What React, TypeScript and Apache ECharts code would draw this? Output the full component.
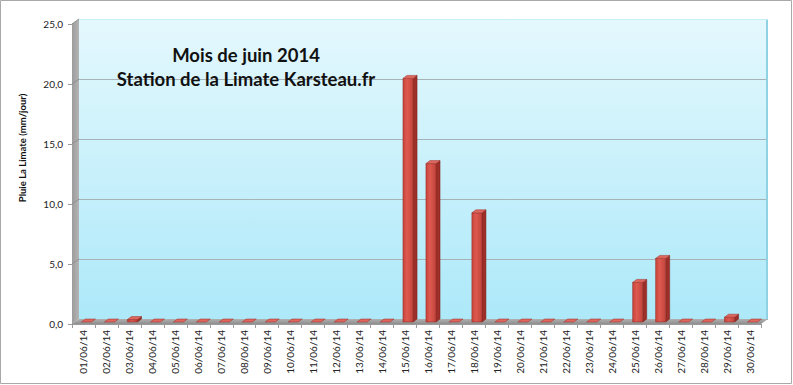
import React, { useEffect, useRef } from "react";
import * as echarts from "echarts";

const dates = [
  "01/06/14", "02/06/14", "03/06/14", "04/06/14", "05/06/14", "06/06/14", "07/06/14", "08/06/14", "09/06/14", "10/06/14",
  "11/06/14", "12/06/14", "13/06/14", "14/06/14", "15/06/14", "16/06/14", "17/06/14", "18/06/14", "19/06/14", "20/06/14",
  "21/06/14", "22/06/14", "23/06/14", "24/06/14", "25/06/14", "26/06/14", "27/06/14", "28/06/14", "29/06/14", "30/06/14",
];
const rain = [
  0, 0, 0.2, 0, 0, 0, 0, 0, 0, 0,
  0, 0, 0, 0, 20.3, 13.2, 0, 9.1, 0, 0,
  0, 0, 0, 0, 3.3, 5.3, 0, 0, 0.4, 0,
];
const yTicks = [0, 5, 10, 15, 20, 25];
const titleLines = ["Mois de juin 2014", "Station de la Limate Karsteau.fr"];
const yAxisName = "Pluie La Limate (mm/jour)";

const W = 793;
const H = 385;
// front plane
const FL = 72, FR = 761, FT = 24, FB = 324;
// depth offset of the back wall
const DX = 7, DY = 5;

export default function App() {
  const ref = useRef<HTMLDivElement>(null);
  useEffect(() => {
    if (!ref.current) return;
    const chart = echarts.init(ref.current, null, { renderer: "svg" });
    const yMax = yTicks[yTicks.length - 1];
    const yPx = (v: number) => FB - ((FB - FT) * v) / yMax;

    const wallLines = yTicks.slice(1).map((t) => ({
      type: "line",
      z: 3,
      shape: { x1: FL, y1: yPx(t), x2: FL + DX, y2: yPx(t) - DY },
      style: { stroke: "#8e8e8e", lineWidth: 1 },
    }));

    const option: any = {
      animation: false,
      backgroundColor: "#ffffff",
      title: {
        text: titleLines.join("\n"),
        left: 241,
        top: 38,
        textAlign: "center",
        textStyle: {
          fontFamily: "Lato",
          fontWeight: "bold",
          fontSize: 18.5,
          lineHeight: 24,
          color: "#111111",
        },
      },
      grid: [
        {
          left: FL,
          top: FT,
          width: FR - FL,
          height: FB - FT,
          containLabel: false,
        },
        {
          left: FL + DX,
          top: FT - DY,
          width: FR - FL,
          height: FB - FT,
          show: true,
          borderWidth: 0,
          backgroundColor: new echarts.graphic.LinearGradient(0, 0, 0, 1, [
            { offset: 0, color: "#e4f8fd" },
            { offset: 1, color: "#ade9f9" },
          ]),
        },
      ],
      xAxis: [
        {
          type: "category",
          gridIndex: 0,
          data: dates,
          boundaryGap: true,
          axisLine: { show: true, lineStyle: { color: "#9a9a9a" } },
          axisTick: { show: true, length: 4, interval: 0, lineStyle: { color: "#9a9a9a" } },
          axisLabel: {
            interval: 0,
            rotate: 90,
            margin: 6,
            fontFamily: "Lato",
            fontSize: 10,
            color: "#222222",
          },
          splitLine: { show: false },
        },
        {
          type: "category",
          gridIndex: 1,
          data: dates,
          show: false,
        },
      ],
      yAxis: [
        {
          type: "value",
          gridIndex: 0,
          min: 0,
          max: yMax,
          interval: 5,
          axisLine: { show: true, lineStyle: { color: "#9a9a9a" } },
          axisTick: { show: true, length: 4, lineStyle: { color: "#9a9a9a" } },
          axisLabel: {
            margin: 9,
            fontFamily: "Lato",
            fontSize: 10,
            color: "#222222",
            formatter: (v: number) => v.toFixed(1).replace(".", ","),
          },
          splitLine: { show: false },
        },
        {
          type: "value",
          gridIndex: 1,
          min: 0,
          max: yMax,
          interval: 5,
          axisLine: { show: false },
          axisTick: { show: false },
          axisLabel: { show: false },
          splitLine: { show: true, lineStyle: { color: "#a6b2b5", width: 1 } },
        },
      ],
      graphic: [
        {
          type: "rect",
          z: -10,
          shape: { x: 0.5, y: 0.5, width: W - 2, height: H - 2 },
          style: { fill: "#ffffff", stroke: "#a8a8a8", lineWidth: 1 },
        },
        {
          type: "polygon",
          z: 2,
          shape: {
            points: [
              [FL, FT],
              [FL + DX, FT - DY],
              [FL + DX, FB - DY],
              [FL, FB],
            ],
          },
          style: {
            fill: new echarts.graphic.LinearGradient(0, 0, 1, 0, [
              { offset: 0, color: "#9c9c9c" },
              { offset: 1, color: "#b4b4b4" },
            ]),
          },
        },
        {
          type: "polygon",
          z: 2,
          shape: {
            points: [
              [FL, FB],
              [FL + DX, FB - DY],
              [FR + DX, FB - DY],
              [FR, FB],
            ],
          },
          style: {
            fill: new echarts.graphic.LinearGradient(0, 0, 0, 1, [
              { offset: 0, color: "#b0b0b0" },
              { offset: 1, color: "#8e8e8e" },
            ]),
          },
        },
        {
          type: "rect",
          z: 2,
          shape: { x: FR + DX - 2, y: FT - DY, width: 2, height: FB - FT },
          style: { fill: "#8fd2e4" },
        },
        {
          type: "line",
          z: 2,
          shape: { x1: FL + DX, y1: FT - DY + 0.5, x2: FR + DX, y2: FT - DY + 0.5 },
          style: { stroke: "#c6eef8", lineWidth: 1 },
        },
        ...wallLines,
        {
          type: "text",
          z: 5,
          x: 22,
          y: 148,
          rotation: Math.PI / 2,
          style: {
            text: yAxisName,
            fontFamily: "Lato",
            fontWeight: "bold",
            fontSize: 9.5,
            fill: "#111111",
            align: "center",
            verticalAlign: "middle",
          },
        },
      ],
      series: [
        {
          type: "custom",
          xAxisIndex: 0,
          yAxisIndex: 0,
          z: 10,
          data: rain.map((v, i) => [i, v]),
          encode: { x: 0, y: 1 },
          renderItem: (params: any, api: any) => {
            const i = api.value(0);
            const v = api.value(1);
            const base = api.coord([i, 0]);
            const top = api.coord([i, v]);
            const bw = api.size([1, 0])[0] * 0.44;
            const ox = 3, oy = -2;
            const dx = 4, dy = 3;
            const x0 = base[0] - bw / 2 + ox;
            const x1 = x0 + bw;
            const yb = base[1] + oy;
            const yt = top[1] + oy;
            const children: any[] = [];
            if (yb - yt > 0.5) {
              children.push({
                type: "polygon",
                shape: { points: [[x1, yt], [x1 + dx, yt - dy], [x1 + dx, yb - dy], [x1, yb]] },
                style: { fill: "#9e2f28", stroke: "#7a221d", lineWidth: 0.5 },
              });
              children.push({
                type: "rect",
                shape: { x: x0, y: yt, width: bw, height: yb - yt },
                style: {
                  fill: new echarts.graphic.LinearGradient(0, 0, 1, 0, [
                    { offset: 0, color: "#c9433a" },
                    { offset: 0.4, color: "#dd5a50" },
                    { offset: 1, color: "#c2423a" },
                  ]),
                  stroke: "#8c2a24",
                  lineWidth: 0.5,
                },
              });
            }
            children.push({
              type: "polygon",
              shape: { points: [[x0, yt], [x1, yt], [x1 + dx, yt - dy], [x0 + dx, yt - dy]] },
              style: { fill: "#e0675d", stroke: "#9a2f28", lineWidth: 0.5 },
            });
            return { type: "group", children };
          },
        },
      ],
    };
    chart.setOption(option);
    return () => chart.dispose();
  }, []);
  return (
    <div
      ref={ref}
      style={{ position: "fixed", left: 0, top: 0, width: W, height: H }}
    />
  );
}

+ + +

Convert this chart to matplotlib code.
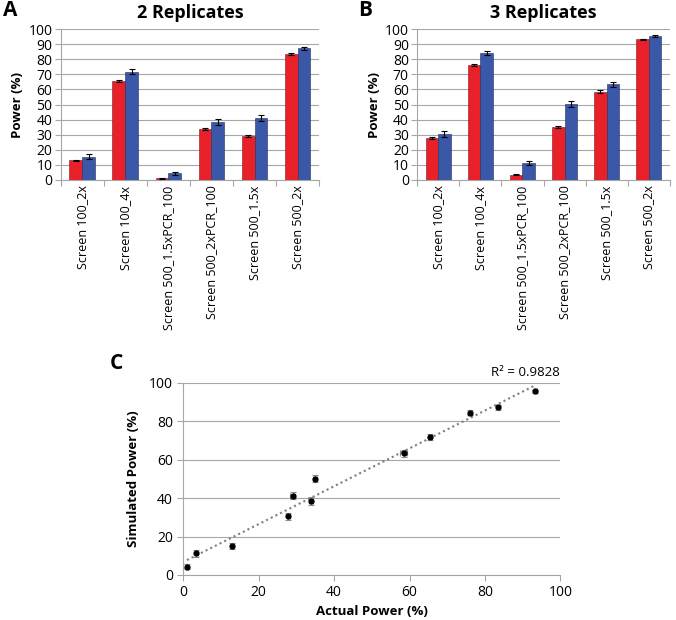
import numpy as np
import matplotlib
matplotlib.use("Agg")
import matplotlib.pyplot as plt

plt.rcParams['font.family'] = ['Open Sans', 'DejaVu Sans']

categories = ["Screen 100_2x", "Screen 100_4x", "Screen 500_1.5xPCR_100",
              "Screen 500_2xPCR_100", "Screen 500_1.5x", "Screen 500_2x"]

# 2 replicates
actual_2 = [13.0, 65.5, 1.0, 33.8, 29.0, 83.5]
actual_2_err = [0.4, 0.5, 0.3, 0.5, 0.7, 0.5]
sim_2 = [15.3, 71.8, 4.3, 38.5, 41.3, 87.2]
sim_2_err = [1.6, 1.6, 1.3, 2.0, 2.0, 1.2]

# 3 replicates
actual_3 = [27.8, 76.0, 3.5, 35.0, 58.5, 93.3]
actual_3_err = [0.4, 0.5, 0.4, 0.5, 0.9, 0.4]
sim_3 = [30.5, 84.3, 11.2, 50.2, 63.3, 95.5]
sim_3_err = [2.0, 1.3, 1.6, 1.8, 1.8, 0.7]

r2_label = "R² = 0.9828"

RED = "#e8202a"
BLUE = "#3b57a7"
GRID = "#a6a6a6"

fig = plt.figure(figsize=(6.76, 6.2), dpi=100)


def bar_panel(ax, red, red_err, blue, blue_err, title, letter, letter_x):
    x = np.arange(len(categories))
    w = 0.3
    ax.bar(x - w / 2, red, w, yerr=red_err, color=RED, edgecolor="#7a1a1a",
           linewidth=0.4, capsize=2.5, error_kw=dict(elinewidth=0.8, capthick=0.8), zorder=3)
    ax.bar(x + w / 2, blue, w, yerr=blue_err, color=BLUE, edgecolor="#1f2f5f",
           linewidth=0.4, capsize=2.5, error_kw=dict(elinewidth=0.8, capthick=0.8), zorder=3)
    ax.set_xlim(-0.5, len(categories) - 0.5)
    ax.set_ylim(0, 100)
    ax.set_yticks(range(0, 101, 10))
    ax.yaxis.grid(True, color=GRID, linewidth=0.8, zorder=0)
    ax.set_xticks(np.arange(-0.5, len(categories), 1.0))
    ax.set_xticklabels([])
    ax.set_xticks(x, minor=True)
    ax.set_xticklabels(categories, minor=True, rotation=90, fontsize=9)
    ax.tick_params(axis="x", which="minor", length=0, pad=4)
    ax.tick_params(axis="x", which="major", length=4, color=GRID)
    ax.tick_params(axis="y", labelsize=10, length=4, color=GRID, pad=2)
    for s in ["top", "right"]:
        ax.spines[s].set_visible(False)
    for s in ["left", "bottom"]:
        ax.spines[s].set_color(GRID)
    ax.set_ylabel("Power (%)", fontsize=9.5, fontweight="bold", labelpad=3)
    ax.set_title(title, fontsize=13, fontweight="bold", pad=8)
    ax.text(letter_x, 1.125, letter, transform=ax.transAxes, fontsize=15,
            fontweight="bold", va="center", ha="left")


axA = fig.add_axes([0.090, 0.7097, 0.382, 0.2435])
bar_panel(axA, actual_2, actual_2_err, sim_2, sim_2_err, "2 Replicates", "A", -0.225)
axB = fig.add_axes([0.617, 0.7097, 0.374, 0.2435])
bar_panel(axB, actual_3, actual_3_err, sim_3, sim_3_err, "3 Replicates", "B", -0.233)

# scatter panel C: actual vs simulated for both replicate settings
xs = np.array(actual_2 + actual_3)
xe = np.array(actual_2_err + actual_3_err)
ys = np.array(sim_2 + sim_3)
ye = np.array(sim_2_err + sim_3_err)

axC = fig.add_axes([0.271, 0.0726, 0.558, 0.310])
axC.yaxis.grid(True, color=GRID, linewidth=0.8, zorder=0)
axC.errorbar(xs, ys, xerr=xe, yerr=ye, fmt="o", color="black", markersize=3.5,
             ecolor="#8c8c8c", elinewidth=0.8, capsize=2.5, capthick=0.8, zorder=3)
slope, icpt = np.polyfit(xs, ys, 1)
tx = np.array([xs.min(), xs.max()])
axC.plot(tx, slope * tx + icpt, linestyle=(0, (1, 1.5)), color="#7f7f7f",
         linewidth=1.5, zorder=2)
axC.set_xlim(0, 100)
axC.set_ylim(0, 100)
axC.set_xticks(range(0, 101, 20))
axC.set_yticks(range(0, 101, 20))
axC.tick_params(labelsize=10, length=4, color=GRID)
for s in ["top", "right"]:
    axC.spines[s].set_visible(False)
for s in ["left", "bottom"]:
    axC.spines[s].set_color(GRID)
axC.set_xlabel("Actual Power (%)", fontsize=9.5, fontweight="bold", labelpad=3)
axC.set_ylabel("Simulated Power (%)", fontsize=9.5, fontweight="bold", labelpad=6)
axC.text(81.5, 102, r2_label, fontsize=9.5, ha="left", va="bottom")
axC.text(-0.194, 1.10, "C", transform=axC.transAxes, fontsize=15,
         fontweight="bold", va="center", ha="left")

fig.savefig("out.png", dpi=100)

+ + +

**Required task**
Leave out the pictures and quote exactly the lines from the one where "Convert this chart to matplotlib code." appears to the one where "fig = plt.figure(figsize=(6.76, 6.2), dpi=100)" appears, both ends counted.

**Response**
Convert this chart to matplotlib code.
import numpy as np
import matplotlib
matplotlib.use("Agg")
import matplotlib.pyplot as plt

plt.rcParams['font.family'] = ['Open Sans', 'DejaVu Sans']

categories = ["Screen 100_2x", "Screen 100_4x", "Screen 500_1.5xPCR_100",
              "Screen 500_2xPCR_100", "Screen 500_1.5x", "Screen 500_2x"]

# 2 replicates
actual_2 = [13.0, 65.5, 1.0, 33.8, 29.0, 83.5]
actual_2_err = [0.4, 0.5, 0.3, 0.5, 0.7, 0.5]
sim_2 = [15.3, 71.8, 4.3, 38.5, 41.3, 87.2]
sim_2_err = [1.6, 1.6, 1.3, 2.0, 2.0, 1.2]

# 3 replicates
actual_3 = [27.8, 76.0, 3.5, 35.0, 58.5, 93.3]
actual_3_err = [0.4, 0.5, 0.4, 0.5, 0.9, 0.4]
sim_3 = [30.5, 84.3, 11.2, 50.2, 63.3, 95.5]
sim_3_err = [2.0, 1.3, 1.6, 1.8, 1.8, 0.7]

r2_label = "R² = 0.9828"

RED = "#e8202a"
BLUE = "#3b57a7"
GRID = "#a6a6a6"

fig = plt.figure(figsize=(6.76, 6.2), dpi=100)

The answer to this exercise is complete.